ENSO and SST Model Forecasts

Canonical Correlation Model
Nino 3.4 Region: Historical  F1
Nino 3.4 Region: 0-4 Season  F2

NCEP Coupled Model
Eq. Pac. SST & Anomalies  F3
Nino 3 & Nino 3.4 Region  F4

NCEP Markov Model
Eq. Pac. SST & Anomalies  F5
Nino 3.4 Region  F6

LDEO Model
Eq. Pac. SST & Wind Stress Anoms  F7
Nino 3 Region  F8

Linear Inverse Modeling
Global Tropical SST Anomalies  F9
Nino 3.4 Region: Historical  F10

Scripps/MPI Hybrid Coupled Model
Eq. Pac. SST & Anomalies  F11

All Nino Regions & SOI  F12

IRI Compilation of Forecasts
Nino3.4 Region  F13

Forecast Forum

JULY 2012


Forecast Forum

The canonical correlation analysis (CCA) forecast of SST in the central Pacific (Barnett et al. 1988, Science, 241, 192‑196; Barnston and Ropelewski 1992, J. Climate, 5, 1316‑1345), is shown in Figs. F1 and F2. This forecast is produced routinely by the Prediction Branch of the Climate Prediction Center. The predictions from the National Centers for Environmental Prediction (NCEP) Coupled Forecast System Model (CFS03) are presented in Figs. F3 and F4a, F4b.  Predictions from the Markov model (Xue, et al. 2000: J. Climate, 13, 849‑871) are shown in Figs. F5 and F6.   Predictions from the latest version of the LDEO model (Chen et al. 2000: Geophys. Res. Let., 27, 2585‑2587) are shown in Figs. F7 and F8.  Predictions using linear inverse modeling (Penland and Magorian 1993: J. Climate, 6, 1067‑1076) are shown in Figs. F9 and F10. Predictions from the Scripps / Max Planck Institute (MPI) hybrid coupled model (Barnett et al. 1993: J. Climate, 6, 1545‑1566) are shown in Fig. F11.  Predictions from the ENSO‑CLIPER statistical model (Knaff and Landsea 1997, Wea.

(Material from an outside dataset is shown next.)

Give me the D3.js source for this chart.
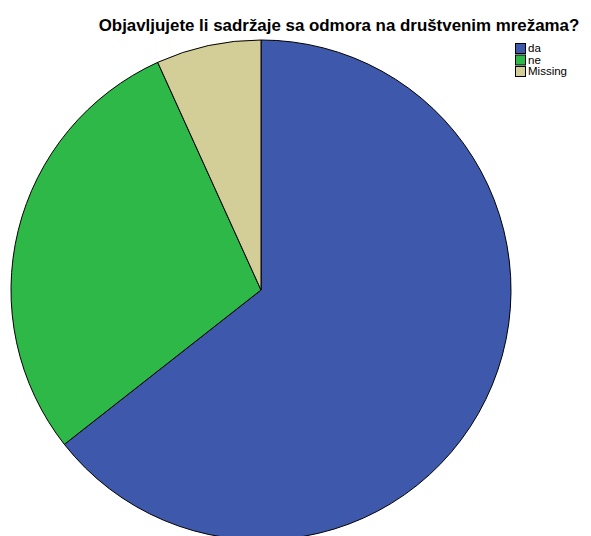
<!DOCTYPE html>
<html><head><meta charset="utf-8">
<script src="https://cdn.jsdelivr.net/npm/d3@7"></script>
<style>body{margin:0;background:#fff;}svg{display:block;}</style>
</head><body>
<script>
const categories = ["da", "ne", "Missing"];
const counts = [38, 17, 4];
const colors = ["#3E58AC", "#2EB848", "#D3CE97"];
const title = "Objavljujete li sadržaje sa odmora na društvenim mrežama?";

const W = 591, H = 536;
const svg = d3.select("body").append("svg").attr("width", W).attr("height", H);

const cx = 261, cy = 290, r = 250;
const data = categories.map((c, i) => ({cat: c, v: counts[i], col: colors[i]}));
const pie = d3.pie().sort(null).value(d => d.v);
const arc = d3.arc().innerRadius(0).outerRadius(r);

svg.append("g").attr("transform", `translate(${cx},${cy})`)
  .selectAll("path").data(pie(data)).join("path")
  .attr("d", arc).attr("fill", d => d.data.col)
  .attr("stroke", "#000").attr("stroke-width", 1);

svg.append("text").attr("x", 339).attr("y", 31).attr("text-anchor", "middle")
  .attr("font-family", "Liberation Sans, Arial, sans-serif").attr("font-weight", "bold")
  .attr("font-size", 16.9).attr("fill", "#000").text(title);

const lg = svg.append("g").attr("transform", "translate(515,43)");
data.forEach((d, i) => {
  const g = lg.append("g").attr("transform", `translate(0,${i * 11.5})`);
  g.append("rect").attr("x", 0.5).attr("y", 0.5).attr("width", 10).attr("height", 10)
    .attr("fill", d.col).attr("stroke", "#000").attr("stroke-width", 1);
  g.append("text").attr("x", 13).attr("y", 9).attr("font-family", "Liberation Sans, Arial, sans-serif")
    .attr("font-size", 11.5).attr("fill", "#000").text(d.cat);
});
</script>
</body></html>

Forecasting, 12, 633‑652) are shown in Fig. F12.  Niño 3.4 predictions are summarized in Fig. F13, provided by the Forecasting and Prediction Research Group of the IRI.

The CPC and the contributors to the Forecast Forum caution potential users of this predictive information that they can expect only modest skill.


ENSO Alert System Status:  El Niño Watch




El Niño conditions are likely to develop during August or September 2012.




ENSO-neutral conditions continued during July 2012 despite above-average sea surface temperatures (SST) across the eastern Pacific Ocean (Fig. T18).  Reflecting this warmth, most of the monthly Niño index values remained near or greater than +0.5°C (Table T2).  The oceanic heat content anomalies (average temperature in the upper 300m of the ocean) also remained elevated during the month, consistent with a large region of above-average temperatures at depth across the equatorial Pacific (Fig. T17).  Although sub-surface and surface temperatures were above average, many aspects of the tropical atmosphere were inconsistent with El Niño conditions.  Upper-level and low-level trade winds were near average along the equator, while tropical convection remained enhanced over Indonesia (Figs. T20 and T25).  However, convection increased near and just west of the International Date Line, which may eventually reflect a progression towards El Niño.  The lack of a clear atmospheric response to the positive oceanic anomalies indicates ongoing ENSO-neutral conditions. 

Nearly all of the dynamical models favor the onset of El Niño beginning in July- September 2012 (Figs. F1-F13).  As in previous months, several statistical models predict ENSO-neutral conditions through the remainder of the year, but the average statistical forecast of Niño-3.4 increased compared to last month.  Supported by model forecasts and the continued warmth across the Pacific Ocean, there is increased confidence for a weak-to-moderate El Niño during the Northern Hemisphere fall and winter 2012-13.  El Niño conditions are likely to develop during August or September 2012.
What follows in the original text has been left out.